**Task to complete**
Starting from the line that contains "Recreate this image", copy every line exactly until the line that contains "fill=kinred, below=of mapk]", which is also included.

Records:

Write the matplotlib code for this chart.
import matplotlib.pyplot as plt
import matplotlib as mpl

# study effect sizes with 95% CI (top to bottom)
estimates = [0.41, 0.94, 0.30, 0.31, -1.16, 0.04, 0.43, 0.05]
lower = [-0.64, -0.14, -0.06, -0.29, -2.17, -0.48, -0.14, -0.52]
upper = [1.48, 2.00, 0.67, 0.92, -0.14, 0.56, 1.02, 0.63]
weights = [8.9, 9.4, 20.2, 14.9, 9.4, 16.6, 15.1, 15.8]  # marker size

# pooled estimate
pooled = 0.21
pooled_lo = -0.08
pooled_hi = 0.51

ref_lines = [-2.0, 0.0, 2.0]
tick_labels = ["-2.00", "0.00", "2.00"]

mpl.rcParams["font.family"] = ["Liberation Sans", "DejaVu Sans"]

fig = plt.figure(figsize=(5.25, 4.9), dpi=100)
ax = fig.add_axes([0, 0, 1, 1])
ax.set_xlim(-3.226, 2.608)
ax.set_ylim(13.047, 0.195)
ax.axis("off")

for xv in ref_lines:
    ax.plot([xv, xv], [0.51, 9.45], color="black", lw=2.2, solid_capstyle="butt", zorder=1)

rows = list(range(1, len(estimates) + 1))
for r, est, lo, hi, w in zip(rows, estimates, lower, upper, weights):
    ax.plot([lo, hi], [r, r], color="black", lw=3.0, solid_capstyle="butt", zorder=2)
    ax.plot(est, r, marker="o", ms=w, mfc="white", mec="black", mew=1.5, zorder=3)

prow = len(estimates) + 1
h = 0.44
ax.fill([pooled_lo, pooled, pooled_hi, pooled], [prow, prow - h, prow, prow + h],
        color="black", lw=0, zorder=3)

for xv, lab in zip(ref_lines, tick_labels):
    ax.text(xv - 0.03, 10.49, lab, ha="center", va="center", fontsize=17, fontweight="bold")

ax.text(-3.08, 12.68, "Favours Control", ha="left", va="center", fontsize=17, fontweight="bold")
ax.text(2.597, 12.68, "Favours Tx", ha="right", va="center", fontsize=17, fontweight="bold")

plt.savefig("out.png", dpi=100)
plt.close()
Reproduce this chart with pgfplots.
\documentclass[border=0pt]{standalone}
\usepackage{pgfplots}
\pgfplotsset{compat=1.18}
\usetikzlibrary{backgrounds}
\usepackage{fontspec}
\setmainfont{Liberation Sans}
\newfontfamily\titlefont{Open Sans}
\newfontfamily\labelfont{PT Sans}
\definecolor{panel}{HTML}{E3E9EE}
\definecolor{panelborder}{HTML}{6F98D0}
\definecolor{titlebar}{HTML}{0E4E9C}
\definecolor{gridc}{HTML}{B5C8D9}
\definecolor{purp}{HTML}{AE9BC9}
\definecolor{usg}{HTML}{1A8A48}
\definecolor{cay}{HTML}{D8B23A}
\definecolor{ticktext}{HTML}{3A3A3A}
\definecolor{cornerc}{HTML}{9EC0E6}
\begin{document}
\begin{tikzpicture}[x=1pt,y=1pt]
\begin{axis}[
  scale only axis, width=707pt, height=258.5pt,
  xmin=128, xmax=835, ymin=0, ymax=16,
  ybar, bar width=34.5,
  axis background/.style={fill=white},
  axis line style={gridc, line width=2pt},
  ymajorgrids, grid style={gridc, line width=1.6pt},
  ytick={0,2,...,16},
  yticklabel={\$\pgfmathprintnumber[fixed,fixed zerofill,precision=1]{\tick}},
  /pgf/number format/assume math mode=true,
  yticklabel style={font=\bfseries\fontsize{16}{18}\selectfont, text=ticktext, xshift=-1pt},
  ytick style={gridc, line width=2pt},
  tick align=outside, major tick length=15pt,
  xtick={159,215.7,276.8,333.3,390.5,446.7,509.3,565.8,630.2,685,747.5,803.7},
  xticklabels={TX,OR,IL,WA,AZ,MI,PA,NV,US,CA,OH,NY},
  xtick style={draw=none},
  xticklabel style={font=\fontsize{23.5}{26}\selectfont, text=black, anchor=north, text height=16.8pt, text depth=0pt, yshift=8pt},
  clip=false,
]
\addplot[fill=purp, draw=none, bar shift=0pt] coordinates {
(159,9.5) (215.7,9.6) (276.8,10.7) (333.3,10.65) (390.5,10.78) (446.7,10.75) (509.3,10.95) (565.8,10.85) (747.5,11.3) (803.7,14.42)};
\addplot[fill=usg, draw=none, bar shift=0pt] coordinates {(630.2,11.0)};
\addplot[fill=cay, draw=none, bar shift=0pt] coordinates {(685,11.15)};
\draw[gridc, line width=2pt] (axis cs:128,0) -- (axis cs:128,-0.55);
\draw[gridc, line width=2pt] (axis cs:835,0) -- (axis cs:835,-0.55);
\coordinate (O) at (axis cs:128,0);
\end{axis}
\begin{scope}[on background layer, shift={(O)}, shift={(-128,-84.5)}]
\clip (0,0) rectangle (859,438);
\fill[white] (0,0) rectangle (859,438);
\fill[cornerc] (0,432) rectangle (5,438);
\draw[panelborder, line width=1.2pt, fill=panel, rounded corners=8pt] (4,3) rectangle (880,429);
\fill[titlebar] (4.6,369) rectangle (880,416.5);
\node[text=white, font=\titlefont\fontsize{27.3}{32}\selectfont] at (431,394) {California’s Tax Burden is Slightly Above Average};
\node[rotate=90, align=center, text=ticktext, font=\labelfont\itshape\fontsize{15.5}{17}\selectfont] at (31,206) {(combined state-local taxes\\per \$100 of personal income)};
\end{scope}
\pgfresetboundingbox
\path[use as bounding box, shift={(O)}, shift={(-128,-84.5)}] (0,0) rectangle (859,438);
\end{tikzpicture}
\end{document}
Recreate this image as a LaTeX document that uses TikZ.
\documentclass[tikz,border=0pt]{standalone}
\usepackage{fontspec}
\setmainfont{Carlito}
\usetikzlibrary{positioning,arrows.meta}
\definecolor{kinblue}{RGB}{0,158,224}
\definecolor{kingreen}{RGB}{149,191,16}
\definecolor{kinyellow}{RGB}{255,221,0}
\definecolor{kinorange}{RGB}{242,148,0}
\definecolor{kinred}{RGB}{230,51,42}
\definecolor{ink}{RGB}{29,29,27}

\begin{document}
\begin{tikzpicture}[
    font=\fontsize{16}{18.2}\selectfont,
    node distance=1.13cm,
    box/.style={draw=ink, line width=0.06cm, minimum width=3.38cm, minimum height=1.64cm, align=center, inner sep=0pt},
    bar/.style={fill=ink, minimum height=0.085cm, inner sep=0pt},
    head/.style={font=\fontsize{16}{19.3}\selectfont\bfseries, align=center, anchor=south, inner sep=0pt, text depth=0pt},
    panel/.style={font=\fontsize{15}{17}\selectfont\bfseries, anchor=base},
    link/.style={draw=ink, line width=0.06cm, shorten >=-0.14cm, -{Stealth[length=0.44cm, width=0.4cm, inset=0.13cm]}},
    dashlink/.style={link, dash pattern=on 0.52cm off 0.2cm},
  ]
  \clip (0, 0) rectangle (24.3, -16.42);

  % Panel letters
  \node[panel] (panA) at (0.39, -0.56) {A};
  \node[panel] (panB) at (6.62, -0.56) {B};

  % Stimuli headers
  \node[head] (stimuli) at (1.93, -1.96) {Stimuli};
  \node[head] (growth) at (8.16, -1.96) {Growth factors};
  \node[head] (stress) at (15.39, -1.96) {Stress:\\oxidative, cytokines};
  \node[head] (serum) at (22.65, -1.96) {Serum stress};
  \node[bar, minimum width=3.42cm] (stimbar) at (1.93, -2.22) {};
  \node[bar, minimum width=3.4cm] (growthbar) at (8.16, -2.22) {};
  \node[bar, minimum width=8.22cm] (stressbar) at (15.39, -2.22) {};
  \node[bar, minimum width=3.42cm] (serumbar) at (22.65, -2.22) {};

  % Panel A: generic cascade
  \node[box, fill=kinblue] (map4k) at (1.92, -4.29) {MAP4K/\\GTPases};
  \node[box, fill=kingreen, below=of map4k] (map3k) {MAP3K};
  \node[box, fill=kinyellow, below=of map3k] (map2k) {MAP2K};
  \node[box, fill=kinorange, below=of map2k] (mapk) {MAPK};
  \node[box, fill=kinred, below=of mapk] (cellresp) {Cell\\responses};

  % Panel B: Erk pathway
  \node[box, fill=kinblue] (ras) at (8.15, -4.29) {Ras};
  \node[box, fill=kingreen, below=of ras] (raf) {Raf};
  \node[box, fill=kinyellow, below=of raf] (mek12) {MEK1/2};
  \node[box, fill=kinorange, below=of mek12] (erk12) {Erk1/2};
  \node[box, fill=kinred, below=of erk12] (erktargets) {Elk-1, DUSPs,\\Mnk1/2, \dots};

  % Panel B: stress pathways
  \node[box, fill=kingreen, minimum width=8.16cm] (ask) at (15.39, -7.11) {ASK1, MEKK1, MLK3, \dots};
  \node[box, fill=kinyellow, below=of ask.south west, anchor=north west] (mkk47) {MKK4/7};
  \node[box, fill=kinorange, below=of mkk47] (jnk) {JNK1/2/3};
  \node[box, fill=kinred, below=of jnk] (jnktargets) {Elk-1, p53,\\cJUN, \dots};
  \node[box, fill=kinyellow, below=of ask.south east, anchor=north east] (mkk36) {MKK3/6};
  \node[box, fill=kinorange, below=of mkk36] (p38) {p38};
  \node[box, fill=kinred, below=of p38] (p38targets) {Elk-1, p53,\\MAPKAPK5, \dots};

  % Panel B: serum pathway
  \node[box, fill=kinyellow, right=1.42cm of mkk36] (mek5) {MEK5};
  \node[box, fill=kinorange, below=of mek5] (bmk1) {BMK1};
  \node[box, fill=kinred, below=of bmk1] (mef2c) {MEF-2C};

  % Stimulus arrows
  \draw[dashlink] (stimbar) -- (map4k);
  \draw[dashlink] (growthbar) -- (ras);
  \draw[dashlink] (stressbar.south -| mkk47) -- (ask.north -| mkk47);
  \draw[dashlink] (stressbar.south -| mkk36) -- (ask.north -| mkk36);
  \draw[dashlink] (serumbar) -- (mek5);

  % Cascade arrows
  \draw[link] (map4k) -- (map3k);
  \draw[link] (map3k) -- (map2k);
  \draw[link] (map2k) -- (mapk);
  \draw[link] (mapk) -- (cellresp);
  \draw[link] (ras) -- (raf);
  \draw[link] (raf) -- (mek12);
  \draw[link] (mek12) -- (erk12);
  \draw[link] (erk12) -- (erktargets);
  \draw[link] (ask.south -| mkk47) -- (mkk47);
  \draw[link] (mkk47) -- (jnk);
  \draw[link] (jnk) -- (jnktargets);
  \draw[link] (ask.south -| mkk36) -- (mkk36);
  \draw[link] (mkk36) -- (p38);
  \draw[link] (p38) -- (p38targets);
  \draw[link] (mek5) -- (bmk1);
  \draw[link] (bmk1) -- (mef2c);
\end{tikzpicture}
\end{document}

**Solution to this task**
Recreate this image as a LaTeX document that uses TikZ.
\documentclass[tikz,border=0pt]{standalone}
\usepackage{fontspec}
\setmainfont{Carlito}
\usetikzlibrary{positioning,arrows.meta}
\definecolor{kinblue}{RGB}{0,158,224}
\definecolor{kingreen}{RGB}{149,191,16}
\definecolor{kinyellow}{RGB}{255,221,0}
\definecolor{kinorange}{RGB}{242,148,0}
\definecolor{kinred}{RGB}{230,51,42}
\definecolor{ink}{RGB}{29,29,27}

\begin{document}
\begin{tikzpicture}[
    font=\fontsize{16}{18.2}\selectfont,
    node distance=1.13cm,
    box/.style={draw=ink, line width=0.06cm, minimum width=3.38cm, minimum height=1.64cm, align=center, inner sep=0pt},
    bar/.style={fill=ink, minimum height=0.085cm, inner sep=0pt},
    head/.style={font=\fontsize{16}{19.3}\selectfont\bfseries, align=center, anchor=south, inner sep=0pt, text depth=0pt},
    panel/.style={font=\fontsize{15}{17}\selectfont\bfseries, anchor=base},
    link/.style={draw=ink, line width=0.06cm, shorten >=-0.14cm, -{Stealth[length=0.44cm, width=0.4cm, inset=0.13cm]}},
    dashlink/.style={link, dash pattern=on 0.52cm off 0.2cm},
  ]
  \clip (0, 0) rectangle (24.3, -16.42);

  % Panel letters
  \node[panel] (panA) at (0.39, -0.56) {A};
  \node[panel] (panB) at (6.62, -0.56) {B};

  % Stimuli headers
  \node[head] (stimuli) at (1.93, -1.96) {Stimuli};
  \node[head] (growth) at (8.16, -1.96) {Growth factors};
  \node[head] (stress) at (15.39, -1.96) {Stress:\\oxidative, cytokines};
  \node[head] (serum) at (22.65, -1.96) {Serum stress};
  \node[bar, minimum width=3.42cm] (stimbar) at (1.93, -2.22) {};
  \node[bar, minimum width=3.4cm] (growthbar) at (8.16, -2.22) {};
  \node[bar, minimum width=8.22cm] (stressbar) at (15.39, -2.22) {};
  \node[bar, minimum width=3.42cm] (serumbar) at (22.65, -2.22) {};

  % Panel A: generic cascade
  \node[box, fill=kinblue] (map4k) at (1.92, -4.29) {MAP4K/\\GTPases};
  \node[box, fill=kingreen, below=of map4k] (map3k) {MAP3K};
  \node[box, fill=kinyellow, below=of map3k] (map2k) {MAP2K};
  \node[box, fill=kinorange, below=of map2k] (mapk) {MAPK};
  \node[box, fill=kinred, below=of mapk] (cellresp) {Cell\\responses};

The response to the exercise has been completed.